Лаптев ответил молчаливым жестом согласия. Он решил ничему не удивляться. Да, конечно, ему не приходилось делать таких операций. Вообще, немногие хирурги мира брались приживлять глаз - один из сложнейших органов человеческого тела,и то лишь как живой протез. Но если Сатиапал берется - значит, это дело возможное.
– Я буду ассистировать?
– Нет, вы будете оперировать!
– многозначительно подчеркивая последние слова, ответил профессор.- Знакомьтесь с инструментами. Слева - для сшивания нервов. Этот, уже известный вам, для кровеносных сосудов.

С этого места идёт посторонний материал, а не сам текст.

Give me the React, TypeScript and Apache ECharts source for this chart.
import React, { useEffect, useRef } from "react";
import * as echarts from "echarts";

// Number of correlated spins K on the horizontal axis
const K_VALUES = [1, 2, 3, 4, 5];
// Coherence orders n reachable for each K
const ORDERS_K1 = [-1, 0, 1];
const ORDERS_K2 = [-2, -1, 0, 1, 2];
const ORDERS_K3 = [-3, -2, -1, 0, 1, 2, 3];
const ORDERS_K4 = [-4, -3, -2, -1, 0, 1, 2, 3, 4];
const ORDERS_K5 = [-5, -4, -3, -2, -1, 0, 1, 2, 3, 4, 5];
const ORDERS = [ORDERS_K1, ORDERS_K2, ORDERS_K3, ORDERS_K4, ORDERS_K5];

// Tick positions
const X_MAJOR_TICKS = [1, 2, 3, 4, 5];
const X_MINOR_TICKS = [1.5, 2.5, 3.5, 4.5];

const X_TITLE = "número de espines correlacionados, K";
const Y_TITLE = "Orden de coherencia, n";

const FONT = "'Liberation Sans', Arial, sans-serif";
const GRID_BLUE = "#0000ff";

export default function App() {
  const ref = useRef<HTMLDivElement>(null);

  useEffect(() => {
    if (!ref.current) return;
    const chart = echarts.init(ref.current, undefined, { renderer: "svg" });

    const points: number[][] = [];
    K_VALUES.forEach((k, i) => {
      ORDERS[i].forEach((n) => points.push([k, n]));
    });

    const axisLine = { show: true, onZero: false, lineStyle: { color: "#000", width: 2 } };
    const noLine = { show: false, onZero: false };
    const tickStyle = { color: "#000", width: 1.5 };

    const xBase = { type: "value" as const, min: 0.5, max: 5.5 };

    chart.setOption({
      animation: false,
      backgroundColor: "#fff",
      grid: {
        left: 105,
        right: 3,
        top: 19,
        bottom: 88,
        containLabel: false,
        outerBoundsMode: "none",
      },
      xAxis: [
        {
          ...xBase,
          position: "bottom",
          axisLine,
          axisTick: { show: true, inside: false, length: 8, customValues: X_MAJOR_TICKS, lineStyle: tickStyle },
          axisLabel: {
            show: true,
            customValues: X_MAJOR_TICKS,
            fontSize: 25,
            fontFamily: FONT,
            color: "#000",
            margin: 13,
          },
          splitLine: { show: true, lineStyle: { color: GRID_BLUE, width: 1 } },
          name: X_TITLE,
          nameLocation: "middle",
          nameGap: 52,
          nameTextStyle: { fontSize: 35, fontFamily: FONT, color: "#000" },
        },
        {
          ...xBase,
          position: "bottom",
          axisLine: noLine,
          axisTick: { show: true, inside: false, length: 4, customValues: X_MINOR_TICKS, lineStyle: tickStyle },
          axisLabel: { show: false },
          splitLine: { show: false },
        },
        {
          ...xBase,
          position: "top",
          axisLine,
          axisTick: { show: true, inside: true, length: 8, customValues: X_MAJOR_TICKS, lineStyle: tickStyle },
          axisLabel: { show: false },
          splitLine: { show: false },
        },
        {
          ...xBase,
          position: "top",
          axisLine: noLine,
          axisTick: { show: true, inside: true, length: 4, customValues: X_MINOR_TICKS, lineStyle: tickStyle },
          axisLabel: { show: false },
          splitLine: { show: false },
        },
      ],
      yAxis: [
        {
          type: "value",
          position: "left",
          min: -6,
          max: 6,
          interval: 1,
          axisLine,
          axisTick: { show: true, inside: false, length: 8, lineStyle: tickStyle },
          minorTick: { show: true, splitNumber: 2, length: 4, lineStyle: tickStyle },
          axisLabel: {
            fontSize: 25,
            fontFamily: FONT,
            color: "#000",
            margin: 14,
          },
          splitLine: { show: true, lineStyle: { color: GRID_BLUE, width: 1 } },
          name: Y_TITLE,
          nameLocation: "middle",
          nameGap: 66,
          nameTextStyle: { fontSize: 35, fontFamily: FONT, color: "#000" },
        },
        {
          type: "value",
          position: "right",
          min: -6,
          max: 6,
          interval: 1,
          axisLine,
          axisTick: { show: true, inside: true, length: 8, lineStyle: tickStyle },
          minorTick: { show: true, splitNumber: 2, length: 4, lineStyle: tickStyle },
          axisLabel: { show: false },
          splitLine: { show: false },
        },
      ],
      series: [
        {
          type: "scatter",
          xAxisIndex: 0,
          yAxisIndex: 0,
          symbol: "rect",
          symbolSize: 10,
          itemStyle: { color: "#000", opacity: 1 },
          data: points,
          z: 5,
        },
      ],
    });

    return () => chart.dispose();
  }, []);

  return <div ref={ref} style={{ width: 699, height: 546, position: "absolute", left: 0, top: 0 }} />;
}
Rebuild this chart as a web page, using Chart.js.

Сшивание нервов и сосудов - самое сложное в операции. Удалить какой-то орган и пришить вместо него новый, в конце концов, не очень трудно. Успех операции зависит от того, насколько совершенно будет восстановлена связь оперируемой части тела с мозгом и снабжение ее кровью.
Аппараты Сатиапала безупречны. Впервые за время пребывания в имении доцент Лаптев позавидовал профессору: с такими приспособлениями, действительно, можно творить чудеса.
– Изучили?
– спросил Сатиапал.
Лаптев пожал плечами: изучить новую аппаратуру - это не значит поверхностно оглядеть ее и понять принцип действия. Нужна многочасовая практика, навыки в обращении с инструментом.
– Признаю, - сказал Сатиапал, - конструкция очень неуклюжая; ее нужно усовершенствовать, чтобы сложнейшую операцию мог провести любой хирург. Не беспокойтесь: я буду вам помогать. Готовьтесь.